DATA LINES:
----------------------------------------

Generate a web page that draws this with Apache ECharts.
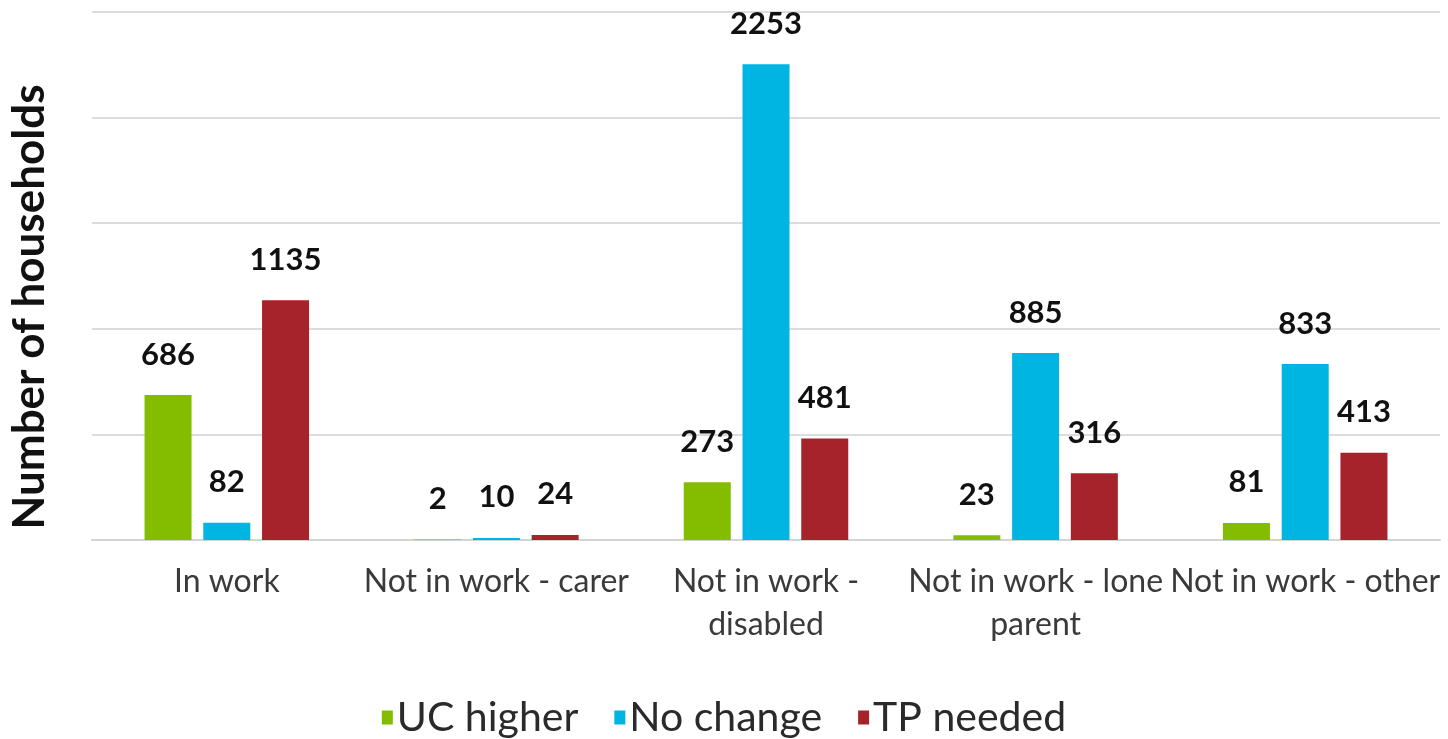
<!DOCTYPE html>
<html>
<head>
<meta charset="utf-8">
<script src="https://cdn.jsdelivr.net/npm/echarts@6/dist/echarts.min.js"></script>
<style>
  html, body { margin: 0; padding: 0; background: #fff; }
  #chart { width: 1448px; height: 739px; }
</style>
</head>
<body>
<div id="chart"></div>
<script>
// categories (line breaks as in the original labels)
var categories = ['In work', 'Not in work - carer', 'Not in work -\ndisabled', 'Not in work - lone\nparent', 'Not in work - other']
var ucHigher = [686, 2, 273, 23, 81]
var noChange = [82, 10, 2253, 885, 833]
var tpNeeded = [1135, 24, 481, 316, 413]

var labelStyle = {
  show: true,
  position: 'top',
  distance: 25,
  color: '#111',
  fontSize: 31,
  fontWeight: 'bold',
  fontFamily: 'Lato'
}

var chart = echarts.init(document.getElementById('chart'))
chart.setOption({
  animation: false,
  color: ['#84bd00', '#00b5e2', '#a6232b'],
  grid: { left: 90, right: 8, top: 12, bottom: 199 },
  legend: {
    bottom: -4,
    left: 'center',
    itemWidth: 11,
    itemHeight: 14,
    itemGap: 36,
    icon: 'rect',
    textStyle: { fontSize: 41, color: '#2a2a2a', fontFamily: 'Lato', padding: [0, 0, 0, -1] },
    data: ['UC higher', 'No change', 'TP needed']
  },
  xAxis: {
    type: 'category',
    data: categories,
    axisTick: { show: false },
    axisLine: { lineStyle: { color: '#d4d4d4', width: 2 } },
    axisLabel: {
      interval: 0,
      margin: 20,
      fontSize: 32,
      lineHeight: 43,
      color: '#3a3a3a',
      fontFamily: 'Lato'
    }
  },
  yAxis: {
    type: 'value',
    min: 0,
    max: 2500,
    interval: 500,
    name: 'Number of households',
    nameLocation: 'middle',
    nameGap: 40,
    nameTextStyle: { fontSize: 44, fontWeight: 'bold', color: '#111', fontFamily: 'Lato', padding: [0, 62, 0, 0] },
    axisLabel: { show: false },
    axisLine: { show: false },
    axisTick: { show: false },
    splitLine: { lineStyle: { color: '#dcdcdc', width: 2 } }
  },
  series: [
    { name: 'UC higher', type: 'bar', data: ucHigher, barWidth: 47, barGap: '25%', label: labelStyle },
    { name: 'No change', type: 'bar', data: noChange, barWidth: 47, barGap: '25%', label: labelStyle },
    { name: 'TP needed', type: 'bar', data: tpNeeded, barWidth: 47, barGap: '25%', label: labelStyle }
  ]
})
</script>
</body>
</html>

----------------------------------------

STATED GOAL:
All of the material above needs to be restated exactly, with no pictures.

EXERCISE ANSWER:
Generate a web page that draws this with Apache ECharts.
<!DOCTYPE html>
<html>
<head>
<meta charset="utf-8">
<script src="https://cdn.jsdelivr.net/npm/echarts@6/dist/echarts.min.js"></script>
<style>
  html, body { margin: 0; padding: 0; background: #fff; }
  #chart { width: 1448px; height: 739px; }
</style>
</head>
<body>
<div id="chart"></div>
<script>
// categories (line breaks as in the original labels)
var categories = ['In work', 'Not in work - carer', 'Not in work -\ndisabled', 'Not in work - lone\nparent', 'Not in work - other']
var ucHigher = [686, 2, 273, 23, 81]
var noChange = [82, 10, 2253, 885, 833]
var tpNeeded = [1135, 24, 481, 316, 413]

var labelStyle = {
  show: true,
  position: 'top',
  distance: 25,
  color: '#111',
  fontSize: 31,
  fontWeight: 'bold',
  fontFamily: 'Lato'
}

var chart = echarts.init(document.getElementById('chart'))
chart.setOption({
  animation: false,
  color: ['#84bd00', '#00b5e2', '#a6232b'],
  grid: { left: 90, right: 8, top: 12, bottom: 199 },
  legend: {
    bottom: -4,
    left: 'center',
    itemWidth: 11,
    itemHeight: 14,
    itemGap: 36,
    icon: 'rect',
    textStyle: { fontSize: 41, color: '#2a2a2a', fontFamily: 'Lato', padding: [0, 0, 0, -1] },
    data: ['UC higher', 'No change', 'TP needed']
  },
  xAxis: {
    type: 'category',
    data: categories,
    axisTick: { show: false },
    axisLine: { lineStyle: { color: '#d4d4d4', width: 2 } },
    axisLabel: {
      interval: 0,
      margin: 20,
      fontSize: 32,
      lineHeight: 43,
      color: '#3a3a3a',
      fontFamily: 'Lato'
    }
  },
  yAxis: {
    type: 'value',
    min: 0,
    max: 2500,
    interval: 500,
    name: 'Number of households',
    nameLocation: 'middle',
    nameGap: 40,
    nameTextStyle: { fontSize: 44, fontWeight: 'bold', color: '#111', fontFamily: 'Lato', padding: [0, 62, 0, 0] },
    axisLabel: { show: false },
    axisLine: { show: false },
    axisTick: { show: false },
    splitLine: { lineStyle: { color: '#dcdcdc', width: 2 } }
  },
  series: [
    { name: 'UC higher', type: 'bar', data: ucHigher, barWidth: 47, barGap: '25%', label: labelStyle },
    { name: 'No change', type: 'bar', data: noChange, barWidth: 47, barGap: '25%', label: labelStyle },
    { name: 'TP needed', type: 'bar', data: tpNeeded, barWidth: 47, barGap: '25%', label: labelStyle }
  ]
})
</script>
</body>
</html>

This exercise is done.